Another tradition is for each nominee to perform a track on the night in front of their peers – but the Greater London four-piece are unlikely to find the event’s organisers as accommodating as Lamacq.

Near DT MI, their record’s only sub three-minute track, or the more “radio-friendly” Ducter seem like potential candidates to be played on the night.

Others, like Western, breach the eight-minute mark and, in the case of lead single Bmbmbm, descend into a kind of repetitive madness that would even test fans of The Fall.

School of rock

Greep cites Marvin Gaye and Frank Zappa as his two main musical influences. But the band, who met at The Brit School, call to mind classic Krautrock from the likes of Neu! and Can when they are at their motorik best.

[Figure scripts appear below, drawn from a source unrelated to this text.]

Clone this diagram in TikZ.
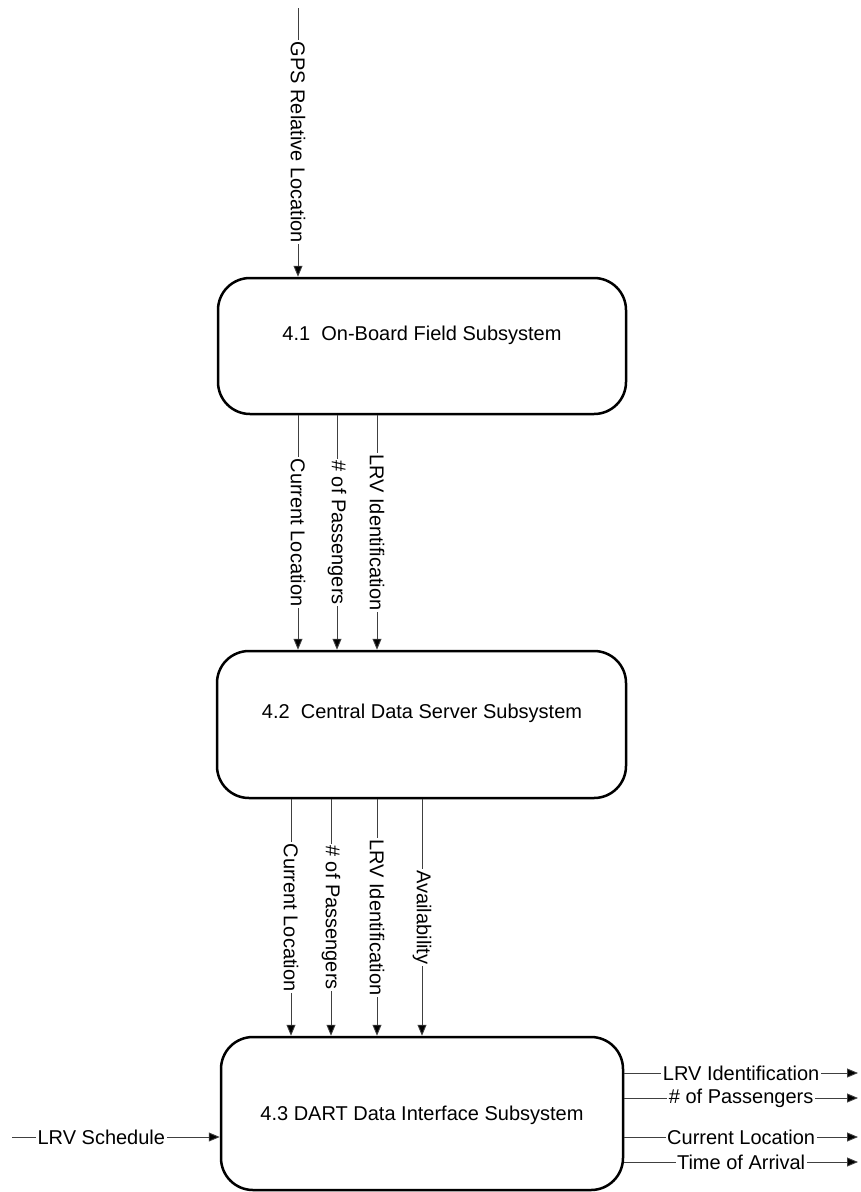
\documentclass[tikz,border=0pt]{standalone}
\usepackage{fontspec}
\setmainfont{Liberation Sans}
\usetikzlibrary{arrows.meta}
\tikzset{
  procbox/.style={draw=black, line width=2.5pt, rectangle, rounded corners=32pt, inner sep=0pt},
  boxtext/.style={inner sep=0pt, font=\fontsize{20pt}{24pt}\selectfont},
  flow/.style={draw=black!75, line width=0.9pt, -{Triangle[length=11pt,width=9pt,fill=black]}},
  plainflow/.style={draw=black!75, line width=0.9pt},
  vlabel/.style={fill=white, inner sep=1.5pt, rotate=-90, font=\fontsize{20pt}{24pt}\selectfont},
  hlabel/.style={fill=white, inner sep=1.5pt, font=\fontsize{20pt}{24pt}\selectfont},
}
\begin{document}
\begin{tikzpicture}[x=1pt,y=-1pt]
\useasboundingbox (0,0) rectangle (861,1192);
% boxes
\node[procbox, minimum width=408pt, minimum height=136pt] (b1) at (422,346) {};
\node[procbox, minimum width=409pt, minimum height=147pt] (b2) at (421.5,724.5) {};
\node[procbox, minimum width=402pt, minimum height=153pt] (b3) at (422,1113.5) {};
\node[boxtext] (t1) at (422,335) {4.1\ \ On-Board Field Subsystem};
\node[boxtext] (t2) at (422,713) {4.2\ \ Central Data Server Subsystem};
\node[boxtext] (t3) at (422,1115) {4.3 DART Data Interface Subsystem};
% x positions
\coordinate (xg) at (298,0);
\coordinate (xa1) at (298,0);
\coordinate (xa2) at (337,0);
\coordinate (xa3) at (377,0);
\coordinate (xc1) at (291,0);
\coordinate (xc2) at (331,0);
\coordinate (xc3) at (377,0);
\coordinate (xc4) at (422,0);
% top input
\coordinate (gtop) at (298,8);
\draw[flow] (gtop) -- node[vlabel, midway] {GPS Relative Location} (b1.north -| xg);
% box1 -> box2
\draw[flow] (b1.south -| xa1) -- node[vlabel, midway] {Current Location} (b2.north -| xa1);
\draw[flow] (b1.south -| xa2) -- node[vlabel, midway] {\# of Passengers} (b2.north -| xa2);
\draw[flow] (b1.south -| xa3) -- node[vlabel, midway] {LRV Identification} (b2.north -| xa3);
% box2 -> box3
\draw[flow] (b2.south -| xc1) -- node[vlabel, midway] {Current Location} (b3.north -| xc1);
\draw[flow] (b2.south -| xc2) -- node[vlabel, midway] {\# of Passengers} (b3.north -| xc2);
\draw[flow] (b2.south -| xc3) -- node[vlabel, midway] {LRV Identification} (b3.north -| xc3);
\draw[flow] (b2.south -| xc4) -- node[vlabel, midway] {Availability} (b3.north -| xc4);
% left input
\coordinate (lin) at (12,1137);
\draw[flow] (lin) -- node[hlabel, pos=0.43] {LRV Schedule} (b3.west |- lin);
% right outputs
\coordinate (o1) at (858,1073);
\coordinate (o2) at (858,1098);
\coordinate (o3) at (858,1137);
\coordinate (o4) at (858,1162);
\draw[flow] (b3.east |- o1) -- node[hlabel, midway] {LRV Identification} (o1);
\draw[flow] (b3.east |- o2) -- node[hlabel, midway] {\# of Passengers} (o2);
\draw[flow] (b3.east |- o3) -- node[hlabel, midway] {Current Location} (o3);
\draw[flow] (b3.east |- o4) -- node[hlabel, midway] {Time of Arrival} (o4);
\end{tikzpicture}
\end{document}
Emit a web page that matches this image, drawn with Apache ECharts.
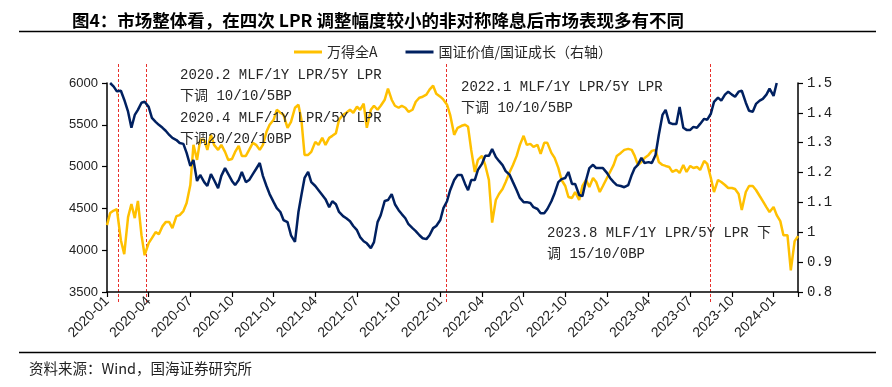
<!DOCTYPE html>
<html><head><meta charset="utf-8">
<script src="https://cdn.jsdelivr.net/npm/echarts@6/dist/echarts.min.js"></script>
<style>html,body{margin:0;padding:0;background:#fff}#c{width:892px;height:387px}</style>
</head><body><div id="c"></div>
<script>
// ---- data ----
const months = [
 '2020-01','2020-02','2020-03','2020-04','2020-05','2020-06','2020-07','2020-08','2020-09','2020-10','2020-11','2020-12',
 '2021-01','2021-02','2021-03','2021-04','2021-05','2021-06','2021-07','2021-08','2021-09','2021-10','2021-11','2021-12',
 '2022-01','2022-02','2022-03','2022-04','2022-05','2022-06','2022-07','2022-08','2022-09','2022-10','2022-11','2022-12',
 '2023-01','2023-02','2023-03','2023-04','2023-05','2023-06','2023-07','2023-08','2023-09','2023-10','2023-11','2023-12',
 '2024-01','2024-02'];
const weekDays = ['01','08','16','23'];
const dates = months.flatMap(m => weekDays.map(d => m + '-' + d));

// 万得全A (left axis)
const wdA = [
 4300,4444,4474,4490,4120,3952,4396,4552,4384,4590,
 4180,3940,4084,4144,4216,4192,4288,4336,4336,4264,
 4408,4420,4468,4564,4780,5260,5080,5320,5320,5200,
 5380,5260,5200,5260,5176,5080,5090,5176,5248,5128,
 5128,5200,5284,5260,5200,5260,5416,5500,5560,5680,
 5644,5620,5464,5536,5704,5740,5560,5140,5140,5176,
 5296,5260,5344,5260,5344,5368,5400,5560,5620,5644,
 5680,5644,5716,5680,5752,5464,5680,5728,5680,5728,
 5800,5932,5800,5728,5704,5728,5704,5656,5680,5776,
 5824,5836,5860,5920,5968,5872,5836,5800,5740,5620,
 5380,5464,5488,5500,5476,5200,4936,5080,5128,5020,
 4840,4330,4600,4672,4732,4816,4936,5020,5128,5260,
 5368,5260,5272,5236,5260,5152,5284,5284,5164,5104,
 4984,4840,4768,4636,4624,4696,4600,4768,4840,4756,
 4864,4816,4696,4768,4864,4936,5020,5128,5164,5200,
 5212,5200,5128,5020,5056,5104,5140,5188,5200,5056,
 5020,5008,4996,4936,4960,4924,5020,4936,5008,4984,
 4996,4960,5068,5032,4864,4696,4840,4816,4780,4744,
 4744,4732,4672,4480,4696,4768,4768,4720,4648,4588,
 4516,4456,4516,4420,4348,4180,4180,3760,4108,4168];

// 国证价值/国证成长 (right axis)
const gzRatio = [
 null,1.500,1.488,1.472,1.474,1.444,1.404,1.350,1.393,1.410,
 1.434,1.437,1.420,1.383,1.370,1.360,1.350,1.340,1.326,1.316,
 1.309,1.299,1.296,1.266,1.222,1.242,1.172,1.192,1.168,1.155,
 1.195,1.175,1.148,1.189,1.215,1.195,1.172,1.158,1.175,1.202,
 1.168,1.175,1.195,1.212,1.232,1.189,1.155,1.128,1.101,1.081,
 1.068,1.041,1.034,0.990,0.968,1.068,1.125,1.182,1.202,1.168,
 1.155,1.141,1.125,1.111,1.084,1.104,1.094,1.068,1.054,1.047,
 1.037,1.021,1.007,0.984,0.970,0.963,0.947,0.967,1.034,1.057,
 1.105,1.108,1.128,1.094,1.074,1.061,1.047,1.027,1.014,1.004,
 0.990,0.980,0.977,0.990,1.014,1.021,1.041,1.081,1.104,1.141,
 1.175,1.192,1.192,1.162,1.141,1.175,1.175,1.209,1.229,1.256,
 1.256,1.279,1.252,1.239,1.225,1.205,1.192,1.168,1.141,1.115,
 1.101,1.101,1.098,1.084,1.078,1.064,1.064,1.078,1.104,1.131,
 1.168,1.178,1.182,1.202,1.162,1.162,1.125,1.121,1.175,1.215,
 1.226,1.215,1.215,1.215,1.199,1.182,1.168,1.158,1.155,1.151,
 1.158,1.192,1.215,1.226,1.249,1.232,1.235,1.232,1.259,1.326,
 1.393,1.410,1.367,1.363,1.363,1.420,1.350,1.343,1.343,1.353,
 1.350,1.363,1.380,1.377,1.397,1.437,1.451,1.441,1.461,1.471,
 1.461,1.454,1.471,1.474,1.434,1.407,1.404,1.430,1.441,1.447,
 1.461,1.481,1.457,1.500,null,null,null,null,null,null];

const seriesNames = ['万得全A', '国证价值/国证成长（右轴）'];
const lprDates = ['2020-01-26', '2020-03-25', '2022-01-14', '2023-08-15'];
const xStart = '2020-01-01', xEnd = '2024-02-23';
const leftAxis = { min: 3500, max: 6000, interval: 500 };
const rightAxis = { min: 0.8, max: 1.5, interval: 0.1 };
const titleText = '图4：市场整体看，在四次 LPR 调整幅度较小的非对称降息后市场表现多有不同';
const sourceText = '资料来源：Wind，国海证券研究所';
const notes = [
 '2020.2 MLF/1Y LPR/5Y LPR', '下调 10/10/5BP',
 '2020.4 MLF/1Y LPR/5Y LPR', '下调20/20/10BP',
 '2022.1 MLF/1Y LPR/5Y LPR', '下调 10/10/5BP',
 '2023.8 MLF/1Y LPR/5Y LPR 下', '调 15/10/0BP'];

// ---- helpers ----
function toMonth(s) {
  const p = s.split('-').map(Number);
  const dim = new Date(p[0], p[1], 0).getDate();
  return (p[0] - 2020) * 12 + (p[1] - 1) + (p[2] - 1) / dim;
}
function monthLabel(v) {
  const y = 2020 + Math.floor(v / 12), m = (v % 12) + 1;
  return y + '-' + String(m).padStart(2, '0');
}

const chart = echarts.init(document.getElementById('c'), null, { renderer: 'canvas' });
const axisBlack = { show: true, lineStyle: { color: '#000', width: 1.5 } };
const tickBlack = { show: true, inside: false, length: 5, lineStyle: { color: '#000', width: 1.2 } };

chart.setOption({
  animation: false,
  backgroundColor: '#fff',
  title: {
    text: titleText, left: 67, top: 7,
    textStyle: { fontSize: 17.5, fontWeight: 'bold', color: '#000', fontFamily: '"Noto Sans CJK SC"' }
  },
  legend: {
    data: seriesNames, left: 289, top: 40, icon: 'rect', itemWidth: 28, itemHeight: 3, itemGap: 28,
    textStyle: { fontSize: 14, color: '#262626', fontFamily: '"Noto Sans CJK SC"' }
  },
  grid: { left: 107, right: 94, top: 83, bottom: 95, containLabel: false },
  xAxis: {
    type: 'value', min: toMonth(xStart), max: toMonth(xEnd), interval: 3,
    axisLine: axisBlack, axisTick: tickBlack, splitLine: { show: false },
    axisLabel: {
      rotate: 45, margin: 7, fontSize: 14, color: '#222', fontFamily: '"Liberation Sans", Arial',
      formatter: v => (Math.abs(v - Math.round(v)) < 1e-6 && Math.round(v) % 3 === 0) ? monthLabel(Math.round(v)) : ''
    }
  },
  yAxis: [
    {
      type: 'value', position: 'left', min: leftAxis.min, max: leftAxis.max, interval: leftAxis.interval,
      axisLine: axisBlack, axisTick: tickBlack, splitLine: { show: false },
      axisLabel: { fontSize: 13, color: '#222', margin: 9, fontFamily: '"Liberation Sans", Arial',
        formatter: v => String(Math.round(v)) }
    },
    {
      type: 'value', position: 'right', min: rightAxis.min, max: rightAxis.max, interval: rightAxis.interval,
      axisLine: axisBlack, axisTick: tickBlack, splitLine: { show: false },
      axisLabel: {
        fontSize: 14, color: '#222', margin: 9, fontFamily: '"Liberation Mono", monospace',
        formatter: v => { const r = Math.round(v * 10) / 10; return r === 1 ? '1' : r.toFixed(1); }
      }
    }
  ],
  series: [
    {
      name: seriesNames[0], type: 'line', yAxisIndex: 0, symbol: 'none', z: 3,
      lineStyle: { color: '#FFC000', width: 2.5 }, itemStyle: { color: '#FFC000' },
      data: dates.map((d, i) => [toMonth(d), wdA[i]]).filter(p => p[1] != null)
    },
    {
      name: seriesNames[1], type: 'line', yAxisIndex: 1, symbol: 'none', z: 4,
      lineStyle: { color: '#002060', width: 2.5 }, itemStyle: { color: '#002060' },
      data: dates.map((d, i) => [toMonth(d), gzRatio[i]]).filter(p => p[1] != null)
    }
  ]
});

// overlays: rules, LPR markers (positioned via the x scale), annotation texts, source
const notePos = [[180, 75], [180, 96], [180, 118], [180, 139], [461, 87], [461, 108], [547, 233], [547, 254]];
const g = [];
g.push({ type: 'line', shape: { x1: 19, y1: 31.5, x2: 876, y2: 31.5 }, style: { stroke: '#000', lineWidth: 1.5 } });
g.push({ type: 'line', shape: { x1: 19, y1: 352.5, x2: 876, y2: 352.5 }, style: { stroke: '#000', lineWidth: 1.5 } });
lprDates.forEach(d => {
  const x = Math.round(chart.convertToPixel({ xAxisIndex: 0 }, toMonth(d))) + 0.5;
  g.push({ type: 'line', shape: { x1: x, y1: 64, x2: x, y2: 302 }, style: { stroke: '#e8302c', lineWidth: 1, lineDash: [3, 2] } });
});
notes.forEach((t, i) => {
  g.push({ type: 'text', x: notePos[i][0], y: notePos[i][1], z: 10,
    style: { text: t, fill: '#262626', font: '14px "Liberation Mono", "Noto Sans CJK SC", monospace', verticalAlign: 'middle' } });
});
g.push({ type: 'text', x: 29, y: 368,
  style: { text: sourceText, fill: '#222', font: '14.5px "Noto Sans CJK SC"', verticalAlign: 'middle' } });
chart.setOption({ graphic: g });
</script>
</body></html>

Their old school may have helped launch the careers of such pop stars as Adele, Amy Winehouse and Jessie J. Yet its latest graduate singer suggests there was always room for more “adventurous” abstract sounds on the syllabus.

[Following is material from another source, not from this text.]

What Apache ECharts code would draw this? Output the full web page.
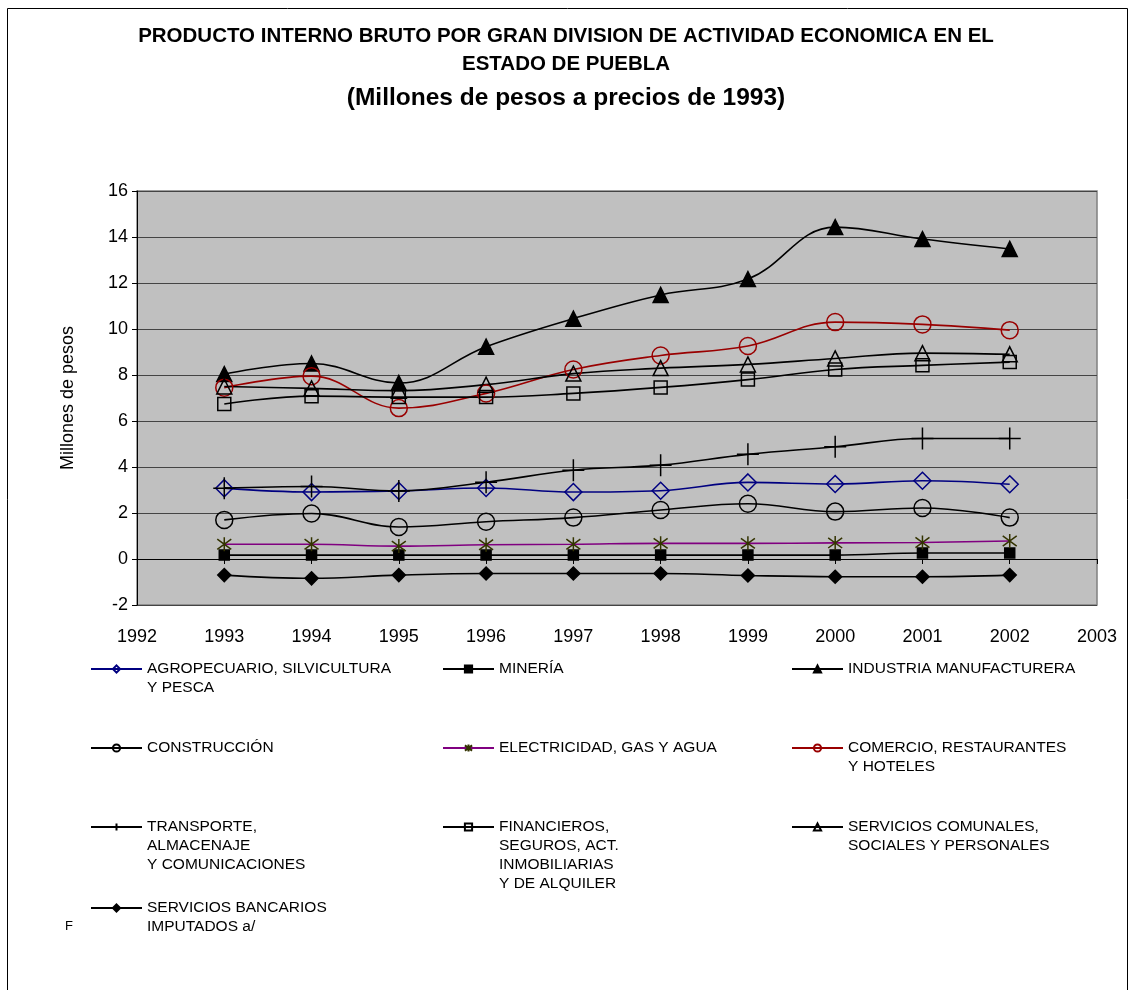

“Obviously those people will be the ones known as coming from the Brit school because they are making middle-of-the-road music,” claims the 19-year-old. “So they are inevitably going to be the names that are said.

“But there’s a lot of people, producers and stuff, who you would never expect to have gone that also did go to the school, so it’s like quite a false stereotype of it.

“They really do push you to listen to all sorts of stuff and try out all different forms of music and it’s never steering you into a mainstream kind of direction – it’s whatever you want to do.”

Schlagenheim is out now. The winner of the 2019 Mercury Prize will be announced on Thursday.